— start RECORDS SUPPLIED —

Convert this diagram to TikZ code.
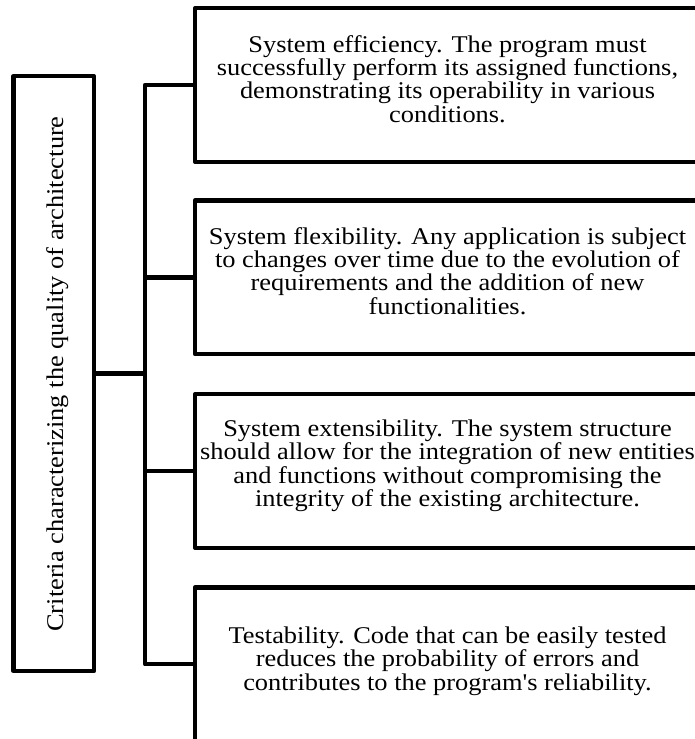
\documentclass[tikz,border=0pt]{standalone}
\usepackage{fontspec}
\setmainfont{Liberation Serif}[Ligatures=TeXOff,FakeStretch=1.1]
\newcommand{\tightlines}{\lineskiplimit=-100pt\relax\lineskip=0pt\relax}
\begin{document}
\begin{tikzpicture}[x=0.75pt,y=-0.75pt,
  frame/.style={draw=black,line width=3.3pt,line join=round,rectangle,inner sep=0pt,outer sep=0pt},
  critbox/.style={frame,minimum width=378.75pt,minimum height=115.1pt},
  link/.style={draw=black,line width=3.3pt,line join=round},
  txt/.style={inner sep=0pt,align=center,font=\fontsize{18}{17.5}\selectfont\tightlines}]
\useasboundingbox (0,0) rectangle (694,739);
% left box
\node[frame,minimum width=60.45pt,minimum height=446pt] (L) at (53.7,373.6) {};
\node[txt,rotate=90,anchor=base] (Lt) at (63,374) {Criteria characterizing the quality of architecture};
% right boxes
\node[critbox] (b1) at (447.5,85) {};
\node[critbox] (b2) at (447.5,277.3) {};
\node[critbox] (b3) at (447.5,471) {};
\node[critbox] (b4) at (447.5,664.2) {};
\node[txt,anchor=north] (t1) at (447.5,35.1) {System efficiency. The program must\\successfully perform its assigned functions,\\demonstrating its operability in various\\conditions.};
\node[txt,anchor=north] (t2) at (447.5,227.1) {System flexibility. Any application is subject\\to changes over time due to the evolution of\\requirements and the addition of new\\functionalities.};
\node[txt,anchor=north] (t3) at (447.5,419.6) {System extensibility. The system structure\\should allow for the integration of new entities\\and functions without compromising the\\integrity of the existing architecture.};
\node[txt,anchor=north] (t4) at (447.5,626.6) {Testability. Code that can be easily tested\\reduces the probability of errors and\\contributes to the program's reliability.};
% connectors
\coordinate (spine) at (145,373.6);
\draw[link] (b1.west) -| (spine) |- (b4.west);
\draw[link] (b2.west) -- (b2.west -| spine);
\draw[link] (b3.west) -- (b3.west -| spine);
\draw[link] (L.east) -- (spine);
\end{tikzpicture}
\end{document}
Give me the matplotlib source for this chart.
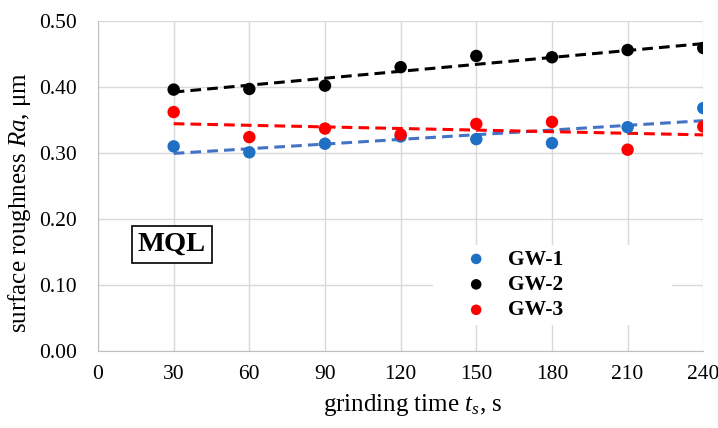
import matplotlib.pyplot as plt
from matplotlib.patches import Rectangle
import numpy as np

# grinding time (s) and surface roughness Ra (um)
time_s = [30, 60, 90, 120, 150, 180, 210, 240]
gw1 = [0.310, 0.301, 0.314, 0.325, 0.321, 0.315, 0.339, 0.368]
gw2 = [0.396, 0.397, 0.402, 0.430, 0.447, 0.445, 0.456, 0.459]
gw3 = [0.362, 0.324, 0.337, 0.328, 0.344, 0.347, 0.305, 0.340]
names = ["GW-1", "GW-2", "GW-3"]
x_ticks = [0, 30, 60, 90, 120, 150, 180, 210, 240]
y_ticks = [0.0, 0.1, 0.2, 0.3, 0.4, 0.5]

plt.rcParams["font.family"] = ["Liberation Serif", "DejaVu Serif"]
plt.rcParams["mathtext.fontset"] = "custom"
plt.rcParams["mathtext.rm"] = "Liberation Serif"
plt.rcParams["mathtext.it"] = "Liberation Serif:italic"

fig = plt.figure(figsize=(7.18, 4.28), dpi=100)
ax = fig.add_axes([0.1365, 0.180, 0.843, 0.771])

dot_colors = ["#1f6fc4", "#000000", "#ff0000"]
line_colors = ["#4472c4", "#000000", "#ff0000"]
handles = []
x = np.array(time_s)
for vals, name, dc, lc in zip([gw1, gw2, gw3], names, dot_colors, line_colors):
    # linear trendline like the spreadsheet one
    k, b = np.polyfit(x, vals, 1)
    ax.plot(x, k * x + b, color=lc, lw=2.2, ls=(0, (3.5, 2)), zorder=3)
    h = ax.scatter(time_s, vals, s=80, color=dc, zorder=4, label=name, edgecolors="none")
    handles.append(h)

ax.set_xlim(0, 240)
ax.set_ylim(0, 0.5)
ax.set_xticks(x_ticks)
ax.set_yticks(y_ticks)
ax.set_yticklabels([f"{v:.2f}" for v in y_ticks])
ax.tick_params(length=0, labelsize=15.5)
ax.tick_params(axis="y", pad=15)
ax.tick_params(axis="x", pad=10)
ax.grid(color="#d9d9d9", lw=1)
ax.set_axisbelow(True)
for side in ["top", "right"]:
    ax.spines[side].set_visible(False)
for side in ["left", "bottom"]:
    ax.spines[side].set_color("#bfbfbf")

ax.set_xlabel("grinding time $t_s$, s", fontsize=18)
ax.set_ylabel("surface roughness $Ra$, μm", fontsize=18)
ax.xaxis.set_label_coords(0.519, -0.125)
ax.yaxis.set_label_coords(-0.108, 0.45)

# white legend area that hides the grid behind it
ax.add_patch(Rectangle((0.554, 0.079), 0.395, 0.242, transform=ax.transAxes,
                       facecolor="white", edgecolor="none", zorder=1.5))
leg = ax.legend(handles=handles, loc="center left", bbox_to_anchor=(0.607, 0.2),
                frameon=False, prop={"weight": "bold", "size": 15.5},
                handletextpad=0.99, labelspacing=0.25, borderpad=0,
                borderaxespad=0, handlelength=1.0, scatterpoints=1,
                markerscale=0.85)
leg.set_zorder(5)

ax.text(0.122, 0.322, "MQL", transform=ax.transAxes, fontsize=20.5,
        fontweight="bold", va="center", ha="center",
        bbox=dict(boxstyle="square,pad=0.22", facecolor="white",
                  edgecolor="black", lw=1.2))

fig.savefig("out.png", dpi=100)
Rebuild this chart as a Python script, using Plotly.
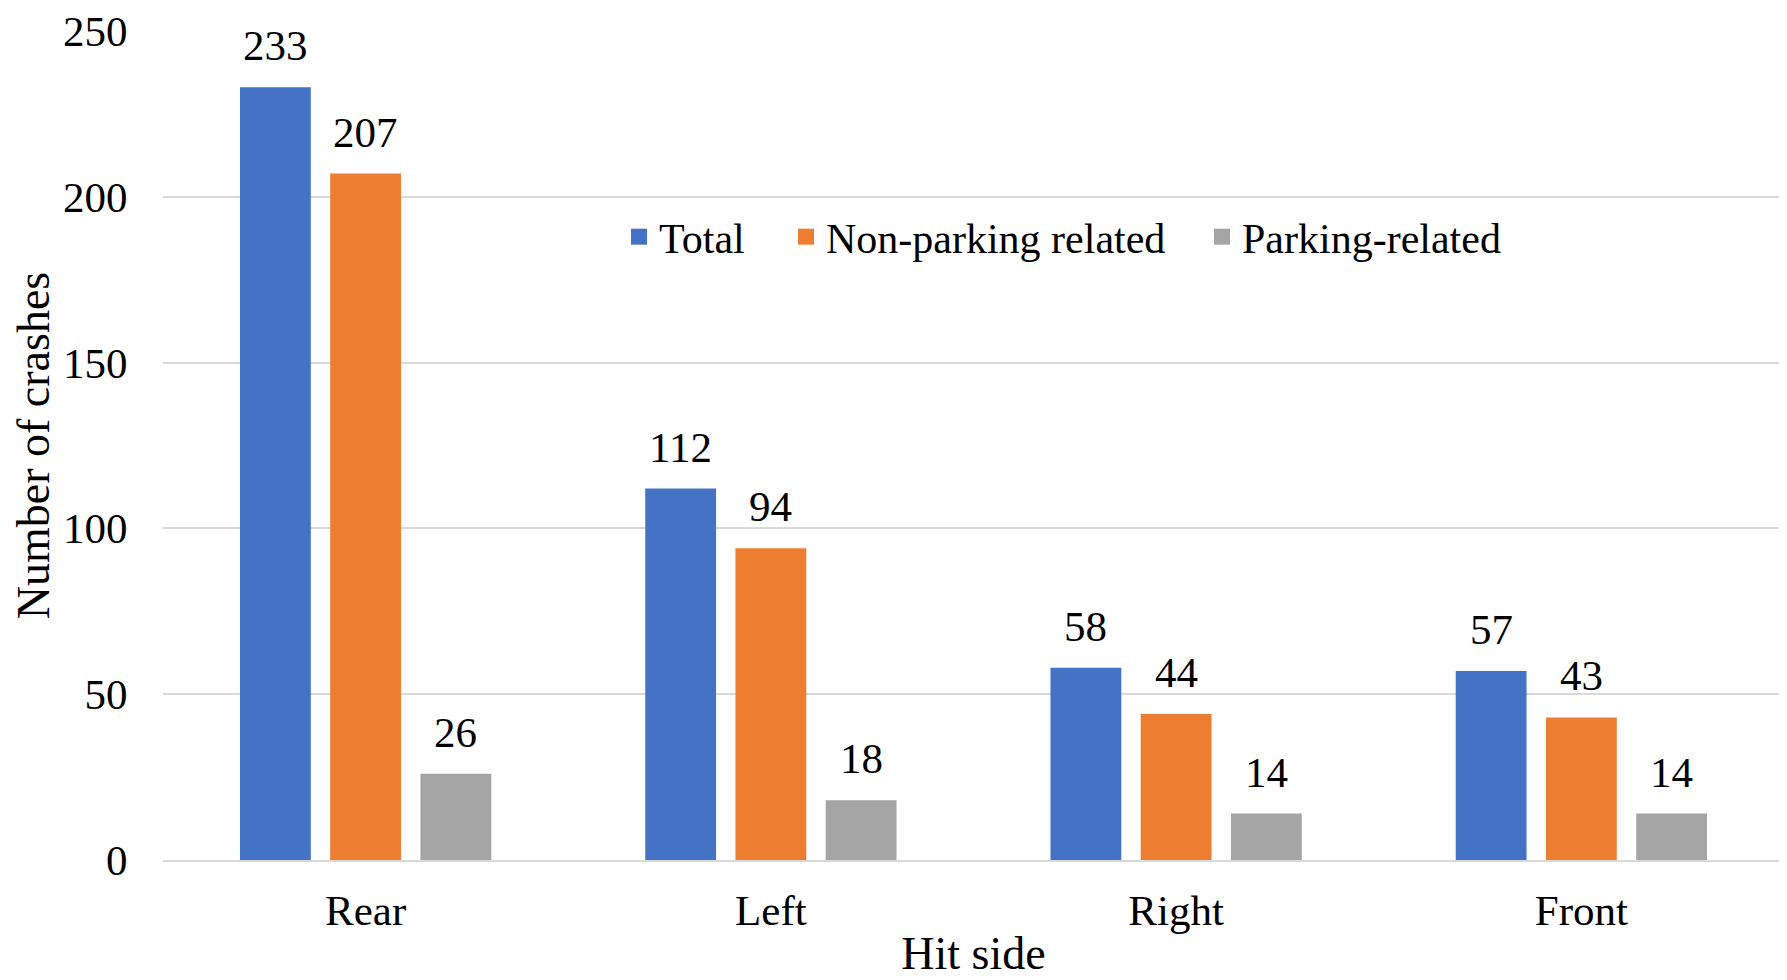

— end RECORDS SUPPLIED —

## TASK DESCRIPTION
Copy out all of the material exactly as written, without its pictures.

## THE OUTPUT
Convert this diagram to TikZ code.
\documentclass[tikz,border=0pt]{standalone}
\usepackage{fontspec}
\setmainfont{Liberation Serif}[Ligatures=TeXOff,FakeStretch=1.1]
\newcommand{\tightlines}{\lineskiplimit=-100pt\relax\lineskip=0pt\relax}
\begin{document}
\begin{tikzpicture}[x=0.75pt,y=-0.75pt,
  frame/.style={draw=black,line width=3.3pt,line join=round,rectangle,inner sep=0pt,outer sep=0pt},
  critbox/.style={frame,minimum width=378.75pt,minimum height=115.1pt},
  link/.style={draw=black,line width=3.3pt,line join=round},
  txt/.style={inner sep=0pt,align=center,font=\fontsize{18}{17.5}\selectfont\tightlines}]
\useasboundingbox (0,0) rectangle (694,739);
% left box
\node[frame,minimum width=60.45pt,minimum height=446pt] (L) at (53.7,373.6) {};
\node[txt,rotate=90,anchor=base] (Lt) at (63,374) {Criteria characterizing the quality of architecture};
% right boxes
\node[critbox] (b1) at (447.5,85) {};
\node[critbox] (b2) at (447.5,277.3) {};
\node[critbox] (b3) at (447.5,471) {};
\node[critbox] (b4) at (447.5,664.2) {};
\node[txt,anchor=north] (t1) at (447.5,35.1) {System efficiency. The program must\\successfully perform its assigned functions,\\demonstrating its operability in various\\conditions.};
\node[txt,anchor=north] (t2) at (447.5,227.1) {System flexibility. Any application is subject\\to changes over time due to the evolution of\\requirements and the addition of new\\functionalities.};
\node[txt,anchor=north] (t3) at (447.5,419.6) {System extensibility. The system structure\\should allow for the integration of new entities\\and functions without compromising the\\integrity of the existing architecture.};
\node[txt,anchor=north] (t4) at (447.5,626.6) {Testability. Code that can be easily tested\\reduces the probability of errors and\\contributes to the program's reliability.};
% connectors
\coordinate (spine) at (145,373.6);
\draw[link] (b1.west) -| (spine) |- (b4.west);
\draw[link] (b2.west) -- (b2.west -| spine);
\draw[link] (b3.west) -- (b3.west -| spine);
\draw[link] (L.east) -- (spine);
\end{tikzpicture}
\end{document}
Give me the matplotlib source for this chart.
import matplotlib.pyplot as plt
from matplotlib.patches import Rectangle
import numpy as np

# grinding time (s) and surface roughness Ra (um)
time_s = [30, 60, 90, 120, 150, 180, 210, 240]
gw1 = [0.310, 0.301, 0.314, 0.325, 0.321, 0.315, 0.339, 0.368]
gw2 = [0.396, 0.397, 0.402, 0.430, 0.447, 0.445, 0.456, 0.459]
gw3 = [0.362, 0.324, 0.337, 0.328, 0.344, 0.347, 0.305, 0.340]
names = ["GW-1", "GW-2", "GW-3"]
x_ticks = [0, 30, 60, 90, 120, 150, 180, 210, 240]
y_ticks = [0.0, 0.1, 0.2, 0.3, 0.4, 0.5]

plt.rcParams["font.family"] = ["Liberation Serif", "DejaVu Serif"]
plt.rcParams["mathtext.fontset"] = "custom"
plt.rcParams["mathtext.rm"] = "Liberation Serif"
plt.rcParams["mathtext.it"] = "Liberation Serif:italic"

fig = plt.figure(figsize=(7.18, 4.28), dpi=100)
ax = fig.add_axes([0.1365, 0.180, 0.843, 0.771])

dot_colors = ["#1f6fc4", "#000000", "#ff0000"]
line_colors = ["#4472c4", "#000000", "#ff0000"]
handles = []
x = np.array(time_s)
for vals, name, dc, lc in zip([gw1, gw2, gw3], names, dot_colors, line_colors):
    # linear trendline like the spreadsheet one
    k, b = np.polyfit(x, vals, 1)
    ax.plot(x, k * x + b, color=lc, lw=2.2, ls=(0, (3.5, 2)), zorder=3)
    h = ax.scatter(time_s, vals, s=80, color=dc, zorder=4, label=name, edgecolors="none")
    handles.append(h)

ax.set_xlim(0, 240)
ax.set_ylim(0, 0.5)
ax.set_xticks(x_ticks)
ax.set_yticks(y_ticks)
ax.set_yticklabels([f"{v:.2f}" for v in y_ticks])
ax.tick_params(length=0, labelsize=15.5)
ax.tick_params(axis="y", pad=15)
ax.tick_params(axis="x", pad=10)
ax.grid(color="#d9d9d9", lw=1)
ax.set_axisbelow(True)
for side in ["top", "right"]:
    ax.spines[side].set_visible(False)
for side in ["left", "bottom"]:
    ax.spines[side].set_color("#bfbfbf")

ax.set_xlabel("grinding time $t_s$, s", fontsize=18)
ax.set_ylabel("surface roughness $Ra$, μm", fontsize=18)
ax.xaxis.set_label_coords(0.519, -0.125)
ax.yaxis.set_label_coords(-0.108, 0.45)

# white legend area that hides the grid behind it
ax.add_patch(Rectangle((0.554, 0.079), 0.395, 0.242, transform=ax.transAxes,
                       facecolor="white", edgecolor="none", zorder=1.5))
leg = ax.legend(handles=handles, loc="center left", bbox_to_anchor=(0.607, 0.2),
                frameon=False, prop={"weight": "bold", "size": 15.5},
                handletextpad=0.99, labelspacing=0.25, borderpad=0,
                borderaxespad=0, handlelength=1.0, scatterpoints=1,
                markerscale=0.85)
leg.set_zorder(5)

ax.text(0.122, 0.322, "MQL", transform=ax.transAxes, fontsize=20.5,
        fontweight="bold", va="center", ha="center",
        bbox=dict(boxstyle="square,pad=0.22", facecolor="white",
                  edgecolor="black", lw=1.2))

fig.savefig("out.png", dpi=100)
Rebuild this chart as a Python script, using Plotly.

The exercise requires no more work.